Like a phantom limb, these wounds continue to remind us of their trauma, their demand for repair and that to deny them means to maintain them: “The certainty of a society is amnesia.” (Kader Attia). The artist’s most recent film Reflecting Memory(2016) takes up the subject of the phantom limb. Featuring interviews with surgeons, neurologists, psychiatrists, psychoanalysts, historians and musicians, it explores the underlying causes of psychological pain that is manifested physically, and finally draws a link between a lost part of the body and a lost part of society through genocide, which is still present through its very absence.
Attia produced a new context-specific film work for his exhibition at The Power Plant.
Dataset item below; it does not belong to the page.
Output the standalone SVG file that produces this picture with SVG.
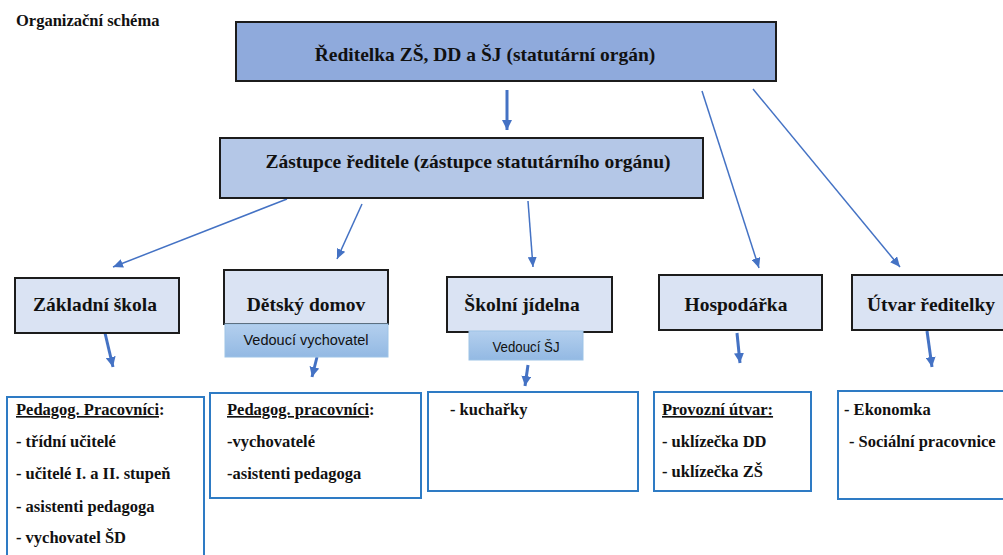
<svg xmlns="http://www.w3.org/2000/svg" width="1003" height="555" viewBox="0 0 1003 555">
<style>
  text { font-family: "Liberation Serif", "Times New Roman", serif; font-weight: bold; fill: #111; }
  .t1 { font-size: 19.5px; text-anchor: middle; }
  .t2 { font-size: 16.5px; }
  .sub { font-family: "Liberation Sans", Arial, sans-serif; font-weight: normal; font-size: 14px; text-anchor: middle; fill: #111; }
  .top { fill: #8FAADC; stroke: #1c1c1c; stroke-width: 2; }
  .dep { fill: #B4C7E7; stroke: #1c1c1c; stroke-width: 2; }
  .unit { fill: #DAE3F3; stroke: #1c1c1c; stroke-width: 2; }
  .subbox { fill: url(#subgrad); stroke: #9DC3E6; stroke-width: 1; }
  .list { fill: #fff; stroke: #2E7BC4; stroke-width: 2; }
  .thin { stroke: #4472C4; stroke-width: 1.5; fill: none; marker-end: url(#ah); }
  .thick { stroke: #4472C4; stroke-width: 3; fill: none; marker-end: url(#ahb); }
  .ul { text-decoration: underline; }
</style>
<defs>
  <linearGradient id="subgrad" x1="0" y1="0" x2="0" y2="1">
    <stop offset="0" stop-color="#B3CFEE"/>
    <stop offset="1" stop-color="#93B9E3"/>
  </linearGradient>
  <marker id="ah" markerUnits="userSpaceOnUse" markerWidth="10" markerHeight="9" refX="10" refY="4.5" orient="auto">
    <path d="M0,0 L10,4.5 L0,9 z" fill="#4472C4"/>
  </marker>
  <marker id="ahb" markerUnits="userSpaceOnUse" markerWidth="10" markerHeight="10" refX="10" refY="5" orient="auto">
    <path d="M0,0 L10,5 L0,10 z" fill="#4472C4"/>
  </marker>
</defs>
<rect width="1003" height="555" fill="#fff"/>

<text class="t2" x="16" y="26">Organizační schéma</text>

<g id="connectors">
  <line class="thick" x1="507" y1="90" x2="507" y2="130"/>
  <line class="thin" x1="702" y1="91" x2="759" y2="268"/>
  <line class="thin" x1="753" y1="89" x2="900" y2="267"/>
  <line class="thin" x1="287" y1="199" x2="113" y2="267"/>
  <line class="thin" x1="362" y1="204" x2="337" y2="259"/>
  <line class="thin" x1="528" y1="201" x2="533" y2="267"/>
  <line class="thick" x1="105" y1="333" x2="113" y2="367"/>
  <line class="thick" x1="317" y1="357" x2="312" y2="377"/>
  <line class="thick" x1="528" y1="365" x2="525" y2="386"/>
  <line class="thick" x1="737" y1="333" x2="740" y2="363"/>
  <line class="thick" x1="927" y1="331" x2="932" y2="367"/>
</g>

<g id="reditelka">
  <rect class="top" x="236" y="22" width="540" height="59"/>
  <text class="t1" x="485" y="61">Ředitelka ZŠ, DD a ŠJ (statutární orgán)</text>
</g>

<g id="zastupce">
  <rect class="dep" x="220" y="138" width="483" height="60"/>
  <text class="t1" x="468" y="168">Zástupce ředitele (zástupce statutárního orgánu)</text>
</g>

<g id="zakladni-skola">
  <rect class="unit" x="15" y="278" width="164" height="55"/>
  <text class="t1" x="95" y="311">Základní škola</text>
</g>

<g id="detsky-domov">
  <rect class="unit" x="224" y="270" width="164" height="54"/>
  <text class="t1" x="306" y="311">Dětský domov</text>
  <rect class="subbox" x="225" y="324" width="163" height="33"/>
  <text class="sub" x="306" y="345" textLength="125" lengthAdjust="spacingAndGlyphs">Vedoucí vychovatel</text>
</g>

<g id="skolni-jidelna">
  <rect class="unit" x="447" y="277" width="165" height="55"/>
  <text class="t1" x="522" y="311">Školní jídelna</text>
  <rect class="subbox" x="469" y="331" width="114" height="29"/>
  <text class="sub" x="526" y="352" textLength="67" lengthAdjust="spacingAndGlyphs">Vedoucí ŠJ</text>
</g>

<g id="hospodarka">
  <rect class="unit" x="659" y="275" width="163" height="55"/>
  <text class="t1" x="736" y="311">Hospodářka</text>
</g>

<g id="utvar-reditelky">
  <rect class="unit" x="852" y="275" width="160" height="55"/>
  <text class="t1" x="931" y="311">Útvar ředitelky</text>
</g>

<g id="zs-list">
  <rect class="list" x="7" y="397" width="197" height="170"/>
  <text class="t2" x="16" y="415"><tspan class="ul">Pedagog. Pracovníci</tspan>:</text>
  <text class="t2" x="16" y="447">- třídní učitelé</text>
  <text class="t2" x="16" y="479">- učitelé I. a II. stupeň</text>
  <text class="t2" x="16" y="512">- asistenti pedagoga</text>
  <text class="t2" x="16" y="543">- vychovatel ŠD</text>
</g>

<g id="dd-list">
  <rect class="list" x="210" y="393" width="211" height="105"/>
  <text class="t2" x="227" y="415"><tspan class="ul">Pedagog. pracovníci</tspan>:</text>
  <text class="t2" x="227" y="447">-vychovatelé</text>
  <text class="t2" x="227" y="479">-asistenti pedagoga</text>
</g>

<g id="sj-list">
  <rect class="list" x="428" y="392" width="210" height="99"/>
  <text class="t2" x="450" y="415">- kuchařky</text>
</g>

<g id="hosp-list">
  <rect class="list" x="654" y="392" width="157" height="99"/>
  <text class="t2" x="662" y="415"><tspan class="ul">Provozní útvar:</tspan></text>
  <text class="t2" x="662" y="447">- uklízečka DD</text>
  <text class="t2" x="662" y="477">- uklízečka ZŠ</text>
</g>

<g id="utvar-list">
  <rect class="list" x="838" y="391" width="175" height="108"/>
  <text class="t2" x="844" y="415">- Ekonomka</text>
  <text class="t2" x="849" y="447">- Sociální pracovnice</text>
</g>
</svg>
Based on conversations with various academics from the fields of psychiatry, anthropology, history and art history, it brings together voices that speak to Canada’s history of colonization and slavery, and the impact that these wounds, and their denial, have on the individual and collective body in the present.
Kader Attia: “The work of art holds a crucial role in the restorative process. Besides the fact that it itself incarnates reparation, it questions a political horizon affecting all categories of society. It is always discussed, hated, but never insignificant. Why? Because it embodies the field of emotion!”
The Field of Emotion is Kader Attia’s first solo exhibition in Canada. After its presentation in Toronto, it will tour to the Contemporary Arts Center in Cincinnati (8 June – 9 September, 2018).